All this within the first twenty-five minutes. Excellent, I was thinking, rubbing my hands, the stage is set for a tense game of cat-and-mouse as the killer tracks down Luca and Laura, while Mainardi and the detective dance a verbal pas de deux as the investigation uncovers more inconsistencies and the questions get thornier .Good old-fashioned Italian exploitation shot through with Hitchcockian tension. Yeah, baby!

And there’s no doubt that Cozzi takes his pointers from Hitch. The business with the lighter recalls ‘Strangers on a Train’, as does the almost homoerotic undercurrent between Mainardi and the killer. Luca and Laura’s journey to the coast in the stolen car – specifically in the attention they invite from a suspicious cop – recalls Marion Crane’s flight with the purloined money in ‘Psycho’. The abandoned beachside property Luca is heading for, and at which much of the nasty final act takes place, is a stand in for the Bates Motel, the windmill in ‘Foreign Correspondent’ or the remote farmhouse in ‘Torn Curtain’.


Unfortunately, Cozzi doesn’t pull off his set-pieces with the same brilliance as Sir Alfred (how many directors could?) and a long middle section with the killer following Luca and Laura drains of tension the longer it goes on. The cuts back to Mainardi vs the inspector become increasingly less frequent and the mechanics of the web of deceit Mainardi tries to weave to satisfy his interrogator’s questions is quickly dispensed with.

That Luca and Laura are a fairly unlikeable couple who spend most of their time bickering adds to the tedium, while the genuine bits of suspense or flashes of violence are misogynistic to the hilt. Perhaps more so than the norm even for such a notoriously phallocentric subgenre as the giallo. Cozzi’s harshest directorial decision is to intercut a sleazily eroticized rape scene with a graphic (consensual) sex scene, scoring the whole grubby sequence to an ‘Elvira Madigan’-style tinkling piano theme.

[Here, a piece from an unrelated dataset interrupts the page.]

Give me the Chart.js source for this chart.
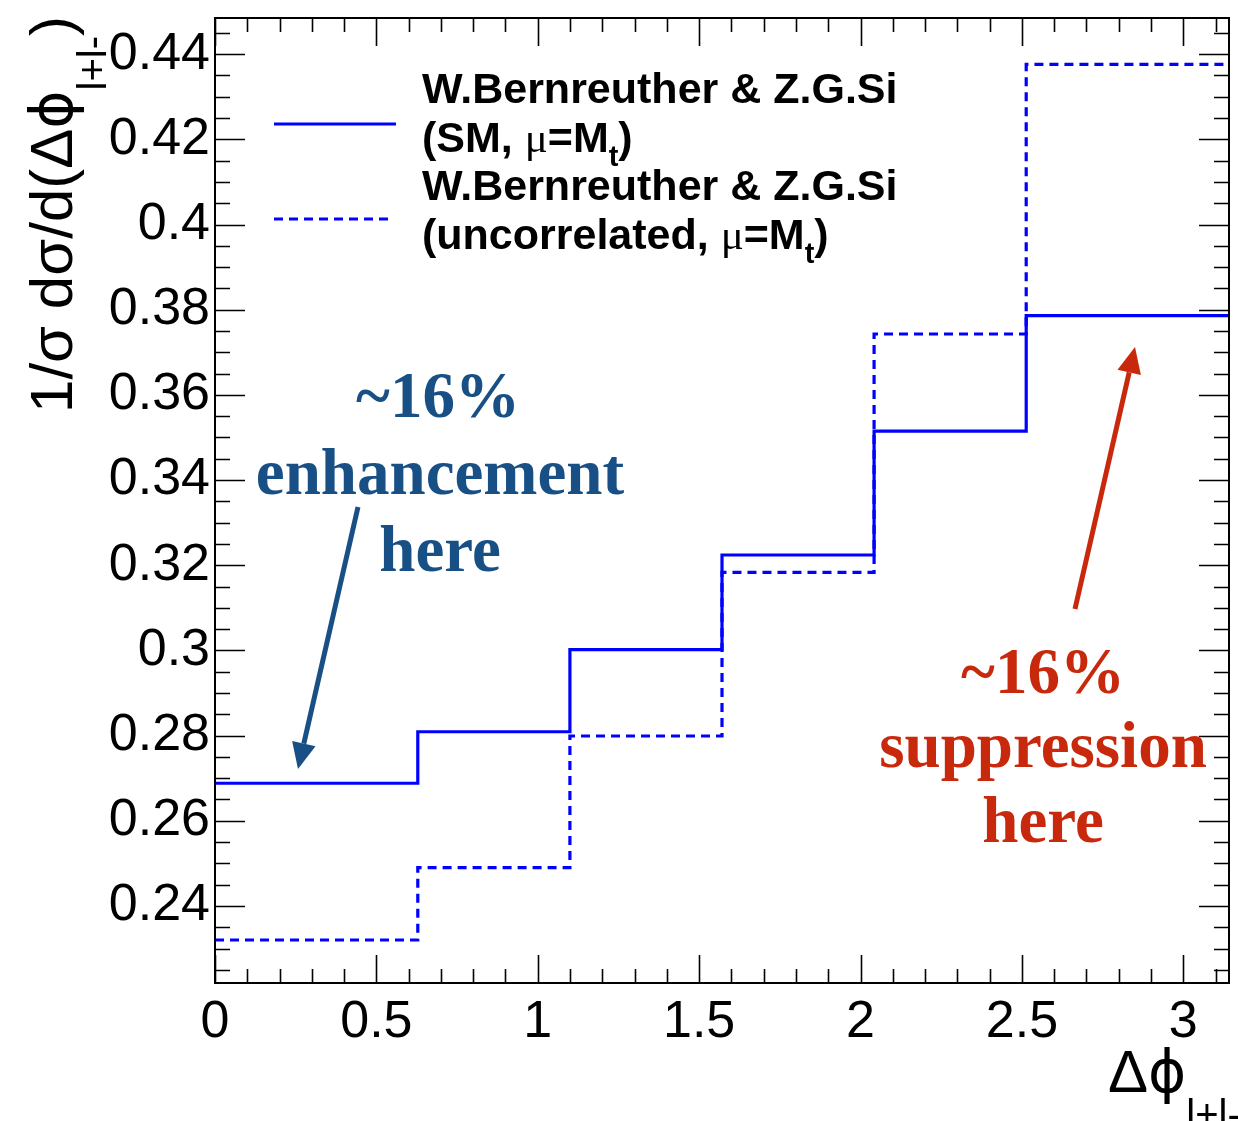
<!DOCTYPE html>
<html><head><meta charset="utf-8">
<script src="https://cdn.jsdelivr.net/npm/chart.js@4.4.0/dist/chart.umd.min.js"></script>
<style>html,body{margin:0;padding:0;background:#fff;overflow:hidden}#wrap{width:1238px;height:1121px;position:relative}</style>
</head><body><div id="wrap"><canvas id="c" width="1238" height="1121"></canvas></div>
<script>
// ---- data ----
const binEdges = [0, 0.6283, 1.0996, 1.5708, 2.0420, 2.5133, 3.1416];
const smValues = [0.2688, 0.2809, 0.3002, 0.3224, 0.3515, 0.3786];
const uncorrValues = [0.2320, 0.2490, 0.2799, 0.3183, 0.3743, 0.4376];
const seriesNames = ['W.Bernreuther & Z.G.Si (SM, μ=Mt)', 'W.Bernreuther & Z.G.Si (uncorrelated, μ=Mt)'];
const xTickValues = [0, 0.5, 1, 1.5, 2, 2.5, 3];
const xTickLabels = ['0', '0.5', '1', '1.5', '2', '2.5', '3'];
const yTickValues = [0.24, 0.26, 0.28, 0.30, 0.32, 0.34, 0.36, 0.38, 0.40, 0.42, 0.44];
const yTickLabels = ['0.24', '0.26', '0.28', '0.3', '0.32', '0.34', '0.36', '0.38', '0.4', '0.42', '0.44'];
const xRange = [0, 3.1416];
const yRange = [0.2219, 0.4485];

function histPoints(vals) {
  const pts = vals.map((v, i) => ({x: binEdges[i], y: v}));
  pts.push({x: binEdges[binEdges.length - 1], y: vals[vals.length - 1]});
  return pts;
}

const SANS = '"Liberation Sans", Arial, Helvetica, sans-serif';
const SERIF = '"Liberation Serif", "Times New Roman", serif';
const GREEK = '"DejaVu Sans", "Liberation Serif", serif';
const BLUE_ANN = '#185086';
const RED_ANN = '#C8290C';

function drawRich(ctx, x, y, segs) {
  let cx = x;
  for (const s of segs) {
    ctx.font = s.font;
    ctx.fillText(s.t, cx, y + (s.dy || 0));
    cx += ctx.measureText(s.t).width + (s.kern || 0);
  }
  return cx;
}
function richWidth(ctx, segs) {
  let w = 0;
  for (const s of segs) { ctx.font = s.font; w += ctx.measureText(s.t).width + (s.kern || 0); }
  return w;
}
function arrow(ctx, x0, y0, x1, y1, color, lw, hl, hw) {
  const ang = Math.atan2(y1 - y0, x1 - x0);
  const bx = x1 - hl * Math.cos(ang), by = y1 - hl * Math.sin(ang);
  ctx.save();
  ctx.strokeStyle = color; ctx.fillStyle = color; ctx.lineWidth = lw;
  ctx.beginPath(); ctx.moveTo(x0, y0); ctx.lineTo(bx, by); ctx.stroke();
  ctx.beginPath();
  ctx.moveTo(x1, y1);
  ctx.lineTo(bx + hw * Math.sin(ang), by - hw * Math.cos(ang));
  ctx.lineTo(bx - hw * Math.sin(ang), by + hw * Math.cos(ang));
  ctx.closePath(); ctx.fill();
  ctx.restore();
}

const decor = {
  id: 'decor',
  afterDraw(chart) {
    const ctx = chart.ctx;
    const xs = chart.scales.x, ys = chart.scales.y;
    const a = chart.chartArea;
    ctx.save();
    // frame
    ctx.strokeStyle = '#000'; ctx.lineWidth = 2;
    ctx.strokeRect(a.left, a.top, a.right - a.left, a.bottom - a.top);
    // ticks
    ctx.lineWidth = 1.6;
    ctx.beginPath();
    for (let i = 0; i <= 31; i++) {
      const v = i * 0.1;
      const px = Math.round(xs.getPixelForValue(v)) + 0.5;
      const major = i % 5 === 0;
      const L = major ? 28 : 14;
      ctx.moveTo(px, a.bottom); ctx.lineTo(px, a.bottom - L);
      ctx.moveTo(px, a.top); ctx.lineTo(px, a.top + L);
    }
    for (let i = 45; i <= 89; i++) {
      const v = i * 0.005;
      const py = Math.round(ys.getPixelForValue(v)) + 0.5;
      const major = i % 4 === 0;
      const L = major ? 30 : 15;
      ctx.moveTo(a.left, py); ctx.lineTo(a.left + L, py);
      ctx.moveTo(a.right, py); ctx.lineTo(a.right - L, py);
    }
    ctx.stroke();

    // legend
    ctx.lineWidth = 3.2; ctx.strokeStyle = '#0000ff';
    ctx.beginPath(); ctx.moveTo(274, 124); ctx.lineTo(396, 124); ctx.stroke();
    ctx.setLineDash([9, 6]);
    ctx.beginPath(); ctx.moveTo(274, 219); ctx.lineTo(392, 219); ctx.stroke();
    ctx.setLineDash([]);
    ctx.fillStyle = '#000'; ctx.textBaseline = 'alphabetic'; ctx.textAlign = 'left';
    const LB = 'bold 43px ' + SANS, LMU = '43px ' + SERIF, LSUB = 'bold 29px ' + SANS;
    drawRich(ctx, 422, 103, [{t: 'W.Bernreuther & Z.G.Si', font: LB}]);
    drawRich(ctx, 422, 152, [{t: '(SM, ', font: LB}, {t: 'μ', font: LMU}, {t: '=M', font: LB},
      {t: 't', font: LSUB, dy: 14}, {t: ')', font: LB}]);
    drawRich(ctx, 422, 200, [{t: 'W.Bernreuther & Z.G.Si', font: LB}]);
    drawRich(ctx, 422, 249, [{t: '(uncorrelated, ', font: LB}, {t: 'μ', font: LMU}, {t: '=M', font: LB},
      {t: 't', font: LSUB, dy: 14}, {t: ')', font: LB}]);

    // y title (rotated)
    const TF = '60px ' + SANS, TG = '58px ' + GREEK, TS = '40px ' + SANS;
    const ySegs = [{t: '1/σ dσ/d(Δ', font: TF}, {t: 'ϕ', font: TG}, {t: 'l+l-', font: TS, dy: 34},
      {t: ')', font: TF}];
    const yW = richWidth(ctx, ySegs);
    ctx.save();
    ctx.translate(72, 16);
    ctx.rotate(-Math.PI / 2);
    drawRich(ctx, -yW, 0, ySegs);
    ctx.restore();

    // x title
    drawRich(ctx, 1108, 1092, [{t: 'Δ', font: TF}, {t: 'ϕ', font: TG}, {t: 'l+l-', font: TS, dy: 36}]);

    // annotations
    const AF = 'bold 65px ' + SERIF;
    ctx.font = AF; ctx.textAlign = 'center';
    ctx.fillStyle = BLUE_ANN;
    ctx.fillText('~16%', 438, 417);
    ctx.fillText('enhancement', 440, 494);
    ctx.fillText('here', 440, 571);
    ctx.fillStyle = RED_ANN;
    ctx.fillText('~16%', 1043, 693);
    ctx.fillText('suppression', 1043, 767);
    ctx.fillText('here', 1043, 842);
    arrow(ctx, 358, 507, 298, 769, BLUE_ANN, 5, 26, 12);
    arrow(ctx, 1075, 609, 1135, 347, RED_ANN, 5, 26, 12);
    ctx.restore();
  }
};

function noPad(s) { s.paddingTop = 0; s.paddingBottom = 0; s.paddingLeft = 0; s.paddingRight = 0; }

new Chart(document.getElementById('c'), {
  type: 'line',
  data: {
    datasets: [
      {label: seriesNames[0], data: histPoints(smValues), stepped: 'before', borderColor: '#0000ff',
       borderWidth: 3.2, pointRadius: 0, fill: false, tension: 0},
      {label: seriesNames[1], data: histPoints(uncorrValues), stepped: 'before', borderColor: '#0000ff',
       borderWidth: 3.2, borderDash: [9, 6], pointRadius: 0, fill: false, tension: 0}
    ]
  },
  options: {
    responsive: false, animation: false, devicePixelRatio: 1,
    layout: {padding: {top: 18, right: 9, left: 0, bottom: 0}},
    plugins: {legend: {display: false}, tooltip: {enabled: false}, title: {display: false}},
    scales: {
      x: {
        type: 'linear', min: xRange[0], max: xRange[1],
        afterBuildTicks: s => { s.ticks = xTickValues.map(v => ({value: v})); },
        afterFit: s => { s.height = 138; noPad(s); },
        grid: {display: false, drawTicks: false}, border: {display: false},
        ticks: {autoSkip: false, maxRotation: 0, padding: 8, color: '#000',
          font: {family: SANS, size: 52},
          callback: (v) => { const i = xTickValues.indexOf(v); return i >= 0 ? xTickLabels[i] : ''; }}
      },
      y: {
        type: 'linear', min: yRange[0], max: yRange[1],
        afterBuildTicks: s => { s.ticks = yTickValues.map(v => ({value: v})); },
        afterFit: s => { s.width = 215; noPad(s); },
        grid: {display: false, drawTicks: false}, border: {display: false},
        ticks: {autoSkip: false, padding: 5, color: '#000',
          font: {family: SANS, size: 52},
          callback: (v) => { const i = yTickValues.findIndex(t => Math.abs(t - v) < 1e-9); return i >= 0 ? yTickLabels[i] : ''; }}
      }
    }
  },
  plugins: [decor]
});
</script></body></html>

Overall, women are treated like shit in this film, starting with the anonymous murder victim whose broken body is tossed in the back of a car which in turn is unceremoniously consigned to the deep. Mainardi’s contempt for his wife extends to her continued existence on the planet. Luca compels Laura to expose her breasts to distract an attendant during a gas station robbery. The ditzy blonde (Femi Benussi) whom Luca picks up after an argument with Laura is written in purely to up the sex and violence quota.


If you can get over that – and the draggy middle section – ‘The Killer Must Kill’ again is a decent thriller with good turns from Hilton and, particularly, Antoine. His skeletal visage and unblinking intensity are unforgettable, as much an avatar of the cold and unmerciful workings of fate as Javier Bardem’s Anton Chigurh in ‘No Country for Old Men’.